They’re killing the people”: How Venezuela’s farmers were devastated by nationalisation and land theft
CREDIT: VICTOR RAISON
When they took Marisela Febres’ first farm, it was painful. The 3,500 hectare estate in Venezuela’s agricultural heartland had, like all their land, been in the family for over 100 years; it was a productive, lovingly-tended finca. Expropriated in 2008 by the government, it is now a barren wasteland.
When they came for her second farm, it was devastating.
The 749 hectares of La Primavera produced three tonnes of maize, 9,000 kilos of yucca, and supported dozens of locals in Barinas state. Since it was invaded in 2016 it, too, is now in ruins.
“I felt so impotent,” she said. “I think I’m still in shock.”
Last year Ms Febres’ third farm was also seized by pro-government thugs, but after an eight month fight she managed to convince police to oust them. Standing in the grounds she surveys the wreckage; dead cows, torched fields and tractors with their parts ripped out.
This tropical country of 30 million people, around the size of Nigeria, once had a flourishing food production industry that was the envy of the Americas. Almost everything grew here: maize and yucca, potatoes and sugar, vegetables and fruits. Coffee, cacao and rice were exported to regional neighbours; meat was abundant.
Up until 2007, Venezuela produced 70 per cent of what it consumed. But in recent years over five million hectares of agricultural land have been stolen or expropriated, according to studies.
“This year we’re not even going to produce 10 per cent of what we need. And those farmers who continue are heroes,” says Andres Eloy Camejo, a rancher and an opposition deputy representing Barinas.
“The petro boom hid the crisis for a while. But now it’s on full display.”
It is not just land that now belongs to the state. Farmers have been crippled by the government taking over control of all seeds, fertiliser and imports of machinery.
Powerful and successful agricultural companies were nationalised; now, farmers rely on the government to provide seeds, which often arrive late, or the wrong type, or insufficient quantities.
“They’ve dismantled the supply chain,” says Mr Camejo. And it’s not just large landowners like him that are affected.
Nori Rivas, 52, ekes out a living on five hectares, planting whatever seeds the government delivers – she has no say over it – and tending to her 60 chickens, pigs, and ducks.

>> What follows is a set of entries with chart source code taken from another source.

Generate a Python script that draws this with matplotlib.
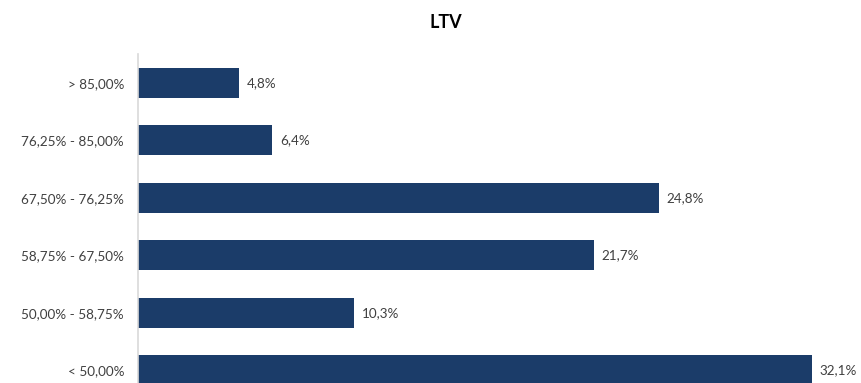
import matplotlib.pyplot as plt

categories = ['< 50,00%', '50,00% - 58,75%', '58,75% - 67,50%',
              '67,50% - 76,25%', '76,25% - 85,00%', '> 85,00%']
shares = [32.1, 10.3, 21.7, 24.8, 6.4, 4.8]
value_labels = ['32,1%', '10,3%', '21,7%', '24,8%', '6,4%', '4,8%']

plt.rcParams['font.family'] = ['Lato', 'DejaVu Sans']

fig = plt.figure(figsize=(8.62, 3.83), dpi=100)
ax = fig.add_axes([138 / 862, -16 / 383, 724 / 862, 345 / 383])

pos = range(len(categories))
ax.barh(pos, shares, height=0.52, color='#1b3c69')

for p, v, lab in zip(pos, shares, value_labels):
    ax.annotate(lab, (v, p), xytext=(5.5, 0), textcoords='offset points',
                va='center', ha='left', fontsize=9.7, color='#404040')

ax.set_ylim(-0.5, 5.5)
ax.set_xlim(0, 724 / 21.0)
ax.set_yticks(list(pos))
ax.set_yticklabels(categories, fontsize=9.7, color='#404040')
ax.tick_params(axis='y', length=0, pad=10)
ax.set_xticks([])

for s in ['top', 'right', 'bottom']:
    ax.spines[s].set_visible(False)
ax.spines['left'].set_color('#d9d9d9')
ax.spines['left'].set_linewidth(1.2)

fig.text(446 / 862, 1 - 22 / 383, 'LTV', ha='center', va='center',
         fontsize=13, fontweight='bold', color='#000000')

fig.savefig('out.png', dpi=100)
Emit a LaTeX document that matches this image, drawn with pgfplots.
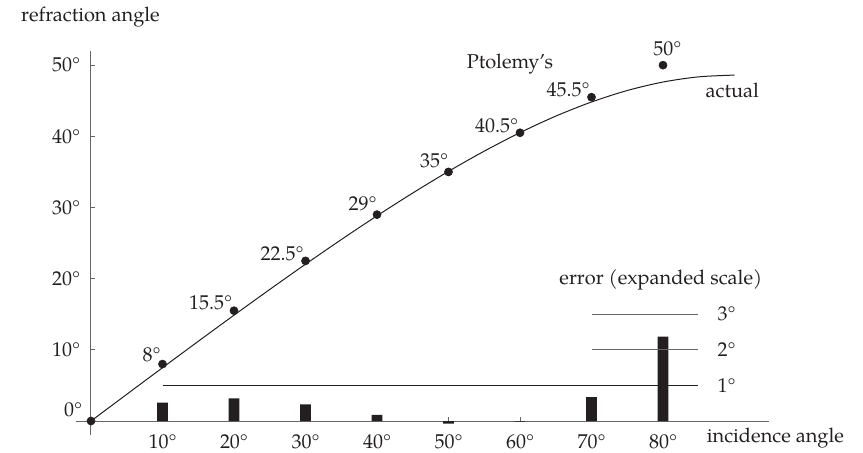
\documentclass[border=0pt]{standalone}
\usepackage{fontspec}
\setmainfont{TeX Gyre Pagella}
\usepackage{pgfplots}
\pgfplotsset{compat=1.18}
\definecolor{ink}{HTML}{231F20}
\definecolor{axisgray}{HTML}{666666}
\begin{document}
\begin{tikzpicture}[font=\fontsize{12}{14}\selectfont]
\useasboundingbox (-54.6pt,-18.6pt) rectangle (463.2pt,252.6pt);
\begin{axis}[
  anchor=origin, at={(0,0)},
  x=4.29pt, y=4.27pt,
  xmin=-2.1, xmax=94.8, ymin=-2, ymax=52,
  axis lines=middle,
  axis line style={-, draw=axisgray, line width=0.6pt},
  tick style={draw=axisgray, line width=0.6pt},
  tick align=inside, major tick length=2.6pt,
  /pgf/number format/assume math mode=true,
  xtick={10,20,...,80}, ytick={10,20,...,50},
  xticklabel={\pgfmathprintnumber{\tick}°},
  yticklabel={\pgfmathprintnumber{\tick}°},
  xticklabel style={yshift=-4.6pt, text=ink},
  yticklabel style={xshift=-3pt, text=ink},
  clip=false,
]
% actual (Snell, n = 1.333)
\addplot[ink, line width=0.6pt, smooth] coordinates {
 (0,0)(5,3.749)(10,7.485)(15,11.196)(20,14.867)(25,18.484)(30,22.030)(35,25.486)
 (40,28.830)(45,32.036)(50,35.077)(55,37.919)(60,40.518)(65,42.839)(70,44.826)
 (75,46.440)(80,47.630)(85,48.360)(90,48.606)};
% Ptolemy's table
\addplot[only marks, mark=*, mark size=2.4pt, ink] coordinates {
 (0,0)(10,8)(20,15.5)(30,22.5)(40,29)(50,35)(60,40.5)(70,45.5)(80,50)};
% error (expanded scale: 1 deg = 5 units)
\addplot[ybar, bar width=6.4pt, fill=ink, draw=none] coordinates {
 (10,2.57)(20,3.17)(30,2.35)(40,0.85)(50,-0.38)(60,-0.09)(70,3.37)(80,11.85)};
% error scale lines
\addplot[ink, line width=0.6pt] coordinates {(10,5)(84.9,5)};
\addplot[axisgray, line width=0.6pt] coordinates {(70,10)(84.9,10)};
\addplot[axisgray, line width=0.6pt] coordinates {(70,15)(84.9,15)};
% labels
\begin{scope}[every node/.style={text=ink, inner sep=0pt}]
\node[anchor=base east] at (axis cs:9.8,8.4) {8°};
\node[anchor=base east] at (axis cs:19.8,15.6) {15.5°};
\node[anchor=base east] at (axis cs:29.8,22.6) {22.5°};
\node[anchor=base east] at (axis cs:40,29.6) {29°};
\node[anchor=base east] at (axis cs:50,35.6) {35°};
\node[anchor=base east] at (axis cs:59.8,40.6) {40.5°};
\node[anchor=base east] at (axis cs:69.8,45.6) {45.5°};
\node at (axis cs:80.6,52.3) {50°};
\node[anchor=east] at (axis cs:-1.2,1.6) {0°};
\node at (axis cs:58.6,50.1) {Ptolemy’s};
\node at (axis cs:89.7,46.4) {actual};
\node at (axis cs:79.7,19.8) {error (expanded scale)};
\node[anchor=west] at (axis cs:87.6,5) {1°};
\node[anchor=west] at (axis cs:87.6,10) {2°};
\node[anchor=west] at (axis cs:87.6,15) {3°};
\node[anchor=west] at (axis cs:86.1,-2.4) {incidence angle};
\node at (axis cs:-0.07,56.8) {refraction angle};
\end{scope}
\end{axis}
\end{tikzpicture}
\end{document}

“It’s really, really hard,” she says. “Before we had good seeds, and lots of fertiliser. Now we don’t know what’s going on. We can’t get credit to invest in our farm, or repair the machiner. The prices of all the supplies are rising not just with the day but by the hour.”
Those farmers who keep hold of their property face a further threat from thieves and cattle-raiders. Two or three of Ms Febres’ 600 remaining cattle are poached per week, with the meat going to the black market or, she thinks, to feed starving locals.
The struggle in the fields spreads across the country.
Average Venezuelans earn 40,000 Bolivars ($7, £5.70) a month. A kilo of tomatoes cost 4,500 Bolivars in the market in Barinas; a dozen eggs 20,000.
Meanwhile prices keep rising. The International Monetary Fund expects the inflation rate to reach 10 million per cent in 2019, which would be one of the worst cases of hyperinflation in modern history.
This has exacerbated the country’s faltering ability to import food. As Venezuela funds most of its agricultural imports through oil sales, the collapse in the crude price had already eaten away at the range and availability of produce.
Imports of corn have fallen 43pc since 2013; until the government stopped publishing farming data a few years ago, figures showed a 73pc drop in food imports per person per year since 2012.
Partly as a result, almost half the Venezuelan population now rely on boxes of rice, pasta and oil imported from Mexico and distributed by the Local Committees for Supply and Production (CLAP). These CLAP boxes often arrive half-empty. Under what is known as the ‘Maduro diet’, eight in ten households do not have enough to eat.
Mrs Febres knows the situation is desperate. Yesterday UN agencies reported that four million Venezuelans had fled the country since 2015.
“I strongly believe, in the bottom of my heart, that if you are in control of land you have to produce on it – you have to grow food or raise animals, and benefit the people,” she said. “Now we have a group of absolutely shameless people who dedicate themselves to invading and destroying farms, ruining the agricultural sector.
“This regime has to go, and not just Maduro. They’re wiping out production. And killing the people.”